Task to complete :: Line by line, reproduce exactly the beginning of the listing below, ending with the line that contains "const yTicks = [4, 5, 6, 7];" and adding nothing.

[start]

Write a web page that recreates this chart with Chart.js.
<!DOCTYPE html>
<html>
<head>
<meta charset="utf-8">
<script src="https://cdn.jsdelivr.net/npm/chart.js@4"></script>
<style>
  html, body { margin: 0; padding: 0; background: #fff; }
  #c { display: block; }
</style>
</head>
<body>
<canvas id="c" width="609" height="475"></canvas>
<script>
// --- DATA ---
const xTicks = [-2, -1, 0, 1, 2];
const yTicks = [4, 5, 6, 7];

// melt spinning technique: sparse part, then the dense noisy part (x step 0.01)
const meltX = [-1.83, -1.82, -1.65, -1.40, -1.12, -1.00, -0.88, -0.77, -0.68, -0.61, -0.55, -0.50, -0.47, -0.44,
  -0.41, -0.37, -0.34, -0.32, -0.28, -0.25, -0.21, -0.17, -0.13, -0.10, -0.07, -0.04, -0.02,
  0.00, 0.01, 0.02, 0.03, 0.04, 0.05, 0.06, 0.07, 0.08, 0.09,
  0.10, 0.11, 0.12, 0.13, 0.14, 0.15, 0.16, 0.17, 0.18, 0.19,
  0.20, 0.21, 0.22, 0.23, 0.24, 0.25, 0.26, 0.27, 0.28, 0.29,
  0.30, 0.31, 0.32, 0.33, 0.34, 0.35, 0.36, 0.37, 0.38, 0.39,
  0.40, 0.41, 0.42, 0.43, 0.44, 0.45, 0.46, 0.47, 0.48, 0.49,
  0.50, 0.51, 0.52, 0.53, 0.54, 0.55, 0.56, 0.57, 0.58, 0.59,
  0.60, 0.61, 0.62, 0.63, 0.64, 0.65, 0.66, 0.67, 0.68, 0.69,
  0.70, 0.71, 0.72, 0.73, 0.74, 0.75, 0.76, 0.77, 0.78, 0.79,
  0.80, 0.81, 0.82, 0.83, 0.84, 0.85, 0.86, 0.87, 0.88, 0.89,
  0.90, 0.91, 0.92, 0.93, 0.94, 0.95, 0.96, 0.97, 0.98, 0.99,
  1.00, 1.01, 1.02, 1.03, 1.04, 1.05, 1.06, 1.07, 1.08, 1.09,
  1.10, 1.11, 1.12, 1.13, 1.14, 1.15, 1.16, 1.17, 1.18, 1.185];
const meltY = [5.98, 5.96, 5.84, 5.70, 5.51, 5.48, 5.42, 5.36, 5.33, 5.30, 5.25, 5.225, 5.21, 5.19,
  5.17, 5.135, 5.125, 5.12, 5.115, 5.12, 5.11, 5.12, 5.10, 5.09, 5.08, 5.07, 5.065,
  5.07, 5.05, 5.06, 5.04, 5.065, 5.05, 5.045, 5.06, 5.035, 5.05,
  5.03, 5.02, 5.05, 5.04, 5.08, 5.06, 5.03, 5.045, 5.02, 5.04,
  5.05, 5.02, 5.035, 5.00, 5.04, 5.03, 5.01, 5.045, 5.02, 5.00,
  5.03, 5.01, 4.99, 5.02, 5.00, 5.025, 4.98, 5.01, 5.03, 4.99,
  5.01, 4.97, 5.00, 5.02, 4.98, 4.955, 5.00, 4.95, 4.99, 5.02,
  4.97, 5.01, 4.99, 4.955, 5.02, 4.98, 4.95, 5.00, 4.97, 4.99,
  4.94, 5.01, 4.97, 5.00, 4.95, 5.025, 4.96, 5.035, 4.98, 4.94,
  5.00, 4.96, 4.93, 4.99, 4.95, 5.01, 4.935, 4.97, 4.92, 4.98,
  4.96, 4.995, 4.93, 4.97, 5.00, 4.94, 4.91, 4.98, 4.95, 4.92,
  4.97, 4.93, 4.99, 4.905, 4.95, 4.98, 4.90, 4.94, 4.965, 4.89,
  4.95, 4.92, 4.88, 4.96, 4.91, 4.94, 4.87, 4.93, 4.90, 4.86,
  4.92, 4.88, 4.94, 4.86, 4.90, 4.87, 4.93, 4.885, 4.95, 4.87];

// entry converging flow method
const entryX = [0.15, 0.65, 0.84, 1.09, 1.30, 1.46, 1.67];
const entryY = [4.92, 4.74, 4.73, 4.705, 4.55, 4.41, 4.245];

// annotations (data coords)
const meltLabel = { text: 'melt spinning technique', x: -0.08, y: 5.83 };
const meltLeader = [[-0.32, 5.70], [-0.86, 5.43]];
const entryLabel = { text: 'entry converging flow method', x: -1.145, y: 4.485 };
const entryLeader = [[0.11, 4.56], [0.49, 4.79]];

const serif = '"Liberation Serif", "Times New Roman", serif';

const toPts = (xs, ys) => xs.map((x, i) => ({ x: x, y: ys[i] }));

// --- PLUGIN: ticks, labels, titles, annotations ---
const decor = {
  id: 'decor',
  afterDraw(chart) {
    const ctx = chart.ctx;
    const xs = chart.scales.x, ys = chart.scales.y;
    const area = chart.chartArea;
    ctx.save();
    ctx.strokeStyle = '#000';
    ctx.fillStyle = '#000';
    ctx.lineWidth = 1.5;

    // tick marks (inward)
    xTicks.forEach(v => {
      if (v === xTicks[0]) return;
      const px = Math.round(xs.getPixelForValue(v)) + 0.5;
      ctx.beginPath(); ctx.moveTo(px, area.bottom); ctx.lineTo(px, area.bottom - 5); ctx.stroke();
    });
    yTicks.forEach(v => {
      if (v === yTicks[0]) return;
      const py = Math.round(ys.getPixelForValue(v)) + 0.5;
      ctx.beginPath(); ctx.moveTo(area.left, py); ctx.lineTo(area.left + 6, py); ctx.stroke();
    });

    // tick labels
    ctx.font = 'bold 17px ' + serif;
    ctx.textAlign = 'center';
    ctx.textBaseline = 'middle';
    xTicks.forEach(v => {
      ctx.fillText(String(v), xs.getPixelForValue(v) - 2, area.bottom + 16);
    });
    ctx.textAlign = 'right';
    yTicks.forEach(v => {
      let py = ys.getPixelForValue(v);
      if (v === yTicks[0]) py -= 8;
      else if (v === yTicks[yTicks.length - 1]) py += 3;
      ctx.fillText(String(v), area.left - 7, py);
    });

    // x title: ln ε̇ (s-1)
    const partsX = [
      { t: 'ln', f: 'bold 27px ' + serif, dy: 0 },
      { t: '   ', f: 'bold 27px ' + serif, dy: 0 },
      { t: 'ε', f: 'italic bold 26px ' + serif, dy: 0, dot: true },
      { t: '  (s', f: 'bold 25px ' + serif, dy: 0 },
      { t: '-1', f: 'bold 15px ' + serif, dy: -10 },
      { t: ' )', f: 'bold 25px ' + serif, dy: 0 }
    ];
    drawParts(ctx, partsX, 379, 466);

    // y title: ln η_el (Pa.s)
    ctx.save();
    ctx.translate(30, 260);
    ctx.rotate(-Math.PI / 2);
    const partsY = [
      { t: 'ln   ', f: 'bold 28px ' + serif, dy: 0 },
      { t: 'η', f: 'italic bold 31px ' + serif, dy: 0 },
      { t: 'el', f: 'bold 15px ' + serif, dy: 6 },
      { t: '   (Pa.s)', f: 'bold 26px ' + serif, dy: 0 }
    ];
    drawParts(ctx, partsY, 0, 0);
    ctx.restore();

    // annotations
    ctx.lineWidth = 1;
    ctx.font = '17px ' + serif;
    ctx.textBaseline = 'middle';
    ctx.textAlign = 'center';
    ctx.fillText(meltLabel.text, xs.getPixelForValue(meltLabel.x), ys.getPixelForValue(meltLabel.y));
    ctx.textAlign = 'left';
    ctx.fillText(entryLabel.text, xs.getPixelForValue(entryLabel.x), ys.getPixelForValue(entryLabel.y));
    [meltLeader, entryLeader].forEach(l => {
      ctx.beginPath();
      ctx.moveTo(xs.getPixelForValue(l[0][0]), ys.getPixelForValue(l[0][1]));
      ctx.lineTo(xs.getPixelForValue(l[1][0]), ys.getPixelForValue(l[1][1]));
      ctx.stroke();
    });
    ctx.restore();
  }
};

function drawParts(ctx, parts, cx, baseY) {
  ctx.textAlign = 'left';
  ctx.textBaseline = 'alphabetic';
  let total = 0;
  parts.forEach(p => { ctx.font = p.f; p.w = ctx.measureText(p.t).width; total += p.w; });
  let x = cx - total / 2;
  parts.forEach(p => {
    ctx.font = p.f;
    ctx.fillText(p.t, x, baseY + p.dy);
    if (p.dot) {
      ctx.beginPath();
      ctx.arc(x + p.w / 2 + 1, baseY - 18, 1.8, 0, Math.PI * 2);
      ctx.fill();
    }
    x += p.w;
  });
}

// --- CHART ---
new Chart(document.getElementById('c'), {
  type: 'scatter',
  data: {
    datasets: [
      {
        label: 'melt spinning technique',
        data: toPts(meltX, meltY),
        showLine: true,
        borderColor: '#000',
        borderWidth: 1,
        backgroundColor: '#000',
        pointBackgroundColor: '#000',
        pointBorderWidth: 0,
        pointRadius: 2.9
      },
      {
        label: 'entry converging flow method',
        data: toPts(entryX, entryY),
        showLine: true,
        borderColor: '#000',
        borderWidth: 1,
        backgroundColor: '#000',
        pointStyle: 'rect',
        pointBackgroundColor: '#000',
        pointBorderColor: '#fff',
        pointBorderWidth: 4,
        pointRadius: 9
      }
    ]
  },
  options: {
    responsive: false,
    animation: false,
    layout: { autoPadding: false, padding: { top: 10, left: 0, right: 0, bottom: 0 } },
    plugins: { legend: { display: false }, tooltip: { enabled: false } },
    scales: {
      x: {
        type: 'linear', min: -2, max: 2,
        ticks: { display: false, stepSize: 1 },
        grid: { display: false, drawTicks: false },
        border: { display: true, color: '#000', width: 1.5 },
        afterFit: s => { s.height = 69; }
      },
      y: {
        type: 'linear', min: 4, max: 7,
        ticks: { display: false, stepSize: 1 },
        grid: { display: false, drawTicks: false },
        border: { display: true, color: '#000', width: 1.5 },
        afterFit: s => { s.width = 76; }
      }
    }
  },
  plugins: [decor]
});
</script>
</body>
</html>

[end]

Written solution ::
Write a web page that recreates this chart with Chart.js.
<!DOCTYPE html>
<html>
<head>
<meta charset="utf-8">
<script src="https://cdn.jsdelivr.net/npm/chart.js@4"></script>
<style>
  html, body { margin: 0; padding: 0; background: #fff; }
  #c { display: block; }
</style>
</head>
<body>
<canvas id="c" width="609" height="475"></canvas>
<script>
// --- DATA ---
const xTicks = [-2, -1, 0, 1, 2];
const yTicks = [4, 5, 6, 7];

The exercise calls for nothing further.